In the context of Silicon Valley, that question has been part of some of the answers presented by big tech companies like Facebook, but it also hasn’t done much to move the needle on bringing more women into the business at every level: most of this year’s diversity reports have yet to solve for how to get women and underrepresented minorities on track for career growth.

“We want to feel good,” Steele said. “But it’s not enough.”

But if men are the key to helping women succeed in Silicon Valley or beyond, how does that happen? According to research from Lean In, 72 percent of men already believe that both genders have equal access to opportunities, and 16 percent actually believe women have more opportunities than men. The idea that equality is somehow directly damaging to men is a pervasive idea, even in a so-called meritocratic system like the tech industry.

Screenshot 2016-01-08 11.48.02
Credit: Lean In Report 2015

The lone man on the panel, PwC Partner Colby Connor says that part of the battle is trying to get men to think about women outside of their relationships to men. While many men commonly empathize with women this way, he said that it doesn’t help if executives and managers don’t think about what it’s like being a young woman in a workplace today.

“Women in the firm are not your mom, your sister or your wife,” he said.

Connor added that another major way men can reshape the narrative surrounding equality is simply by meeting people.

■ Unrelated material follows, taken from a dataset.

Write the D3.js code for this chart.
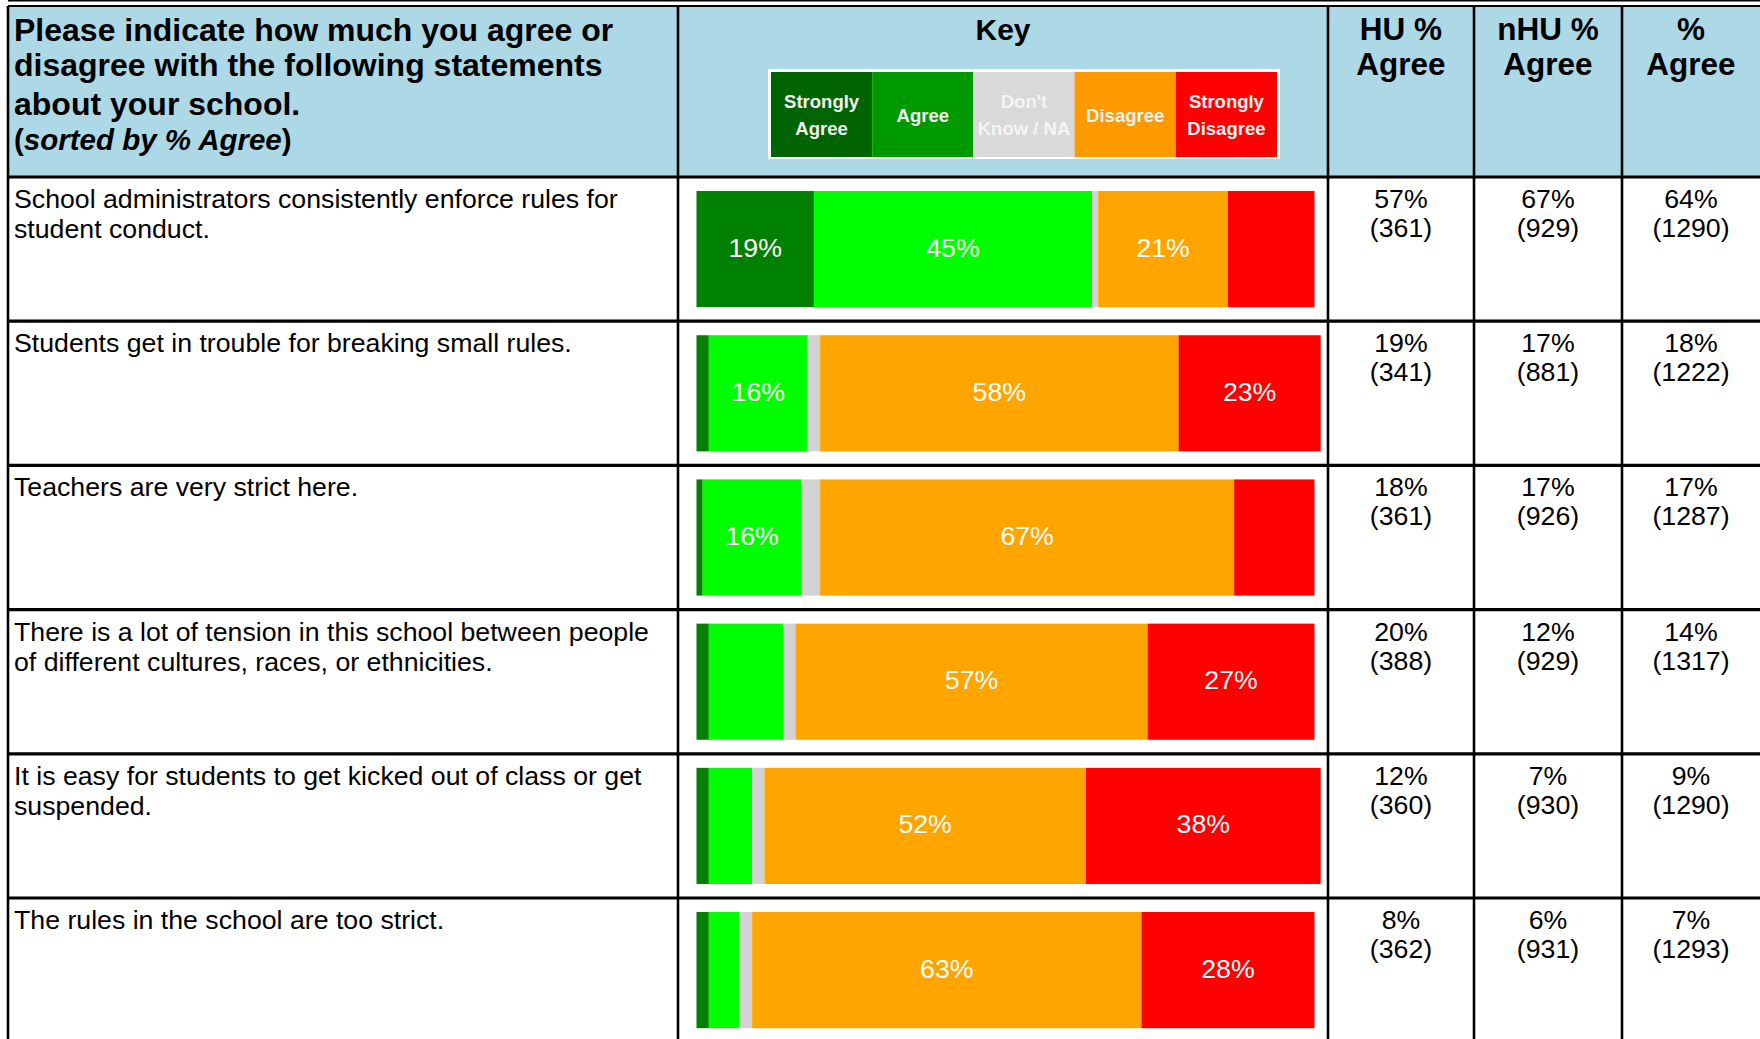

“Men need to actively, every day, fill their network with diverse people in their personal and professional lives,” he explained.

While all of the panelists agreed that gender equality in the workplace is a sustained battle, it was Nyamayaro who remained the optimist. In addition to believing that gender equality could be solved in the coming future, she believed that changing the viewpoint of even one person could help shift the tide to break through the challenges of gender inequality.

“When we have enough people in society believe something is true, then it will be true,” she said.

The work that Silicon Valley must do in order to become the industry of innovation in both practice and culture is immense. Although there are changing attitudes about gender equality — Cooper noted that this was the first time she had active communal discussions about how to solve for it — there are many more issues that need to be worked through.

One of those is the battle of LGBTQI people, which Nyamayaro said will be within the next phase of #HeForShe in the coming weeks. By including all genders and sexual orientations within the program, Nyamayaro says that she hopes #HeForShe will be a driver of more acceptance of all walks of life.

“We want to achieve gender equality,” she said. “It’s that simple.”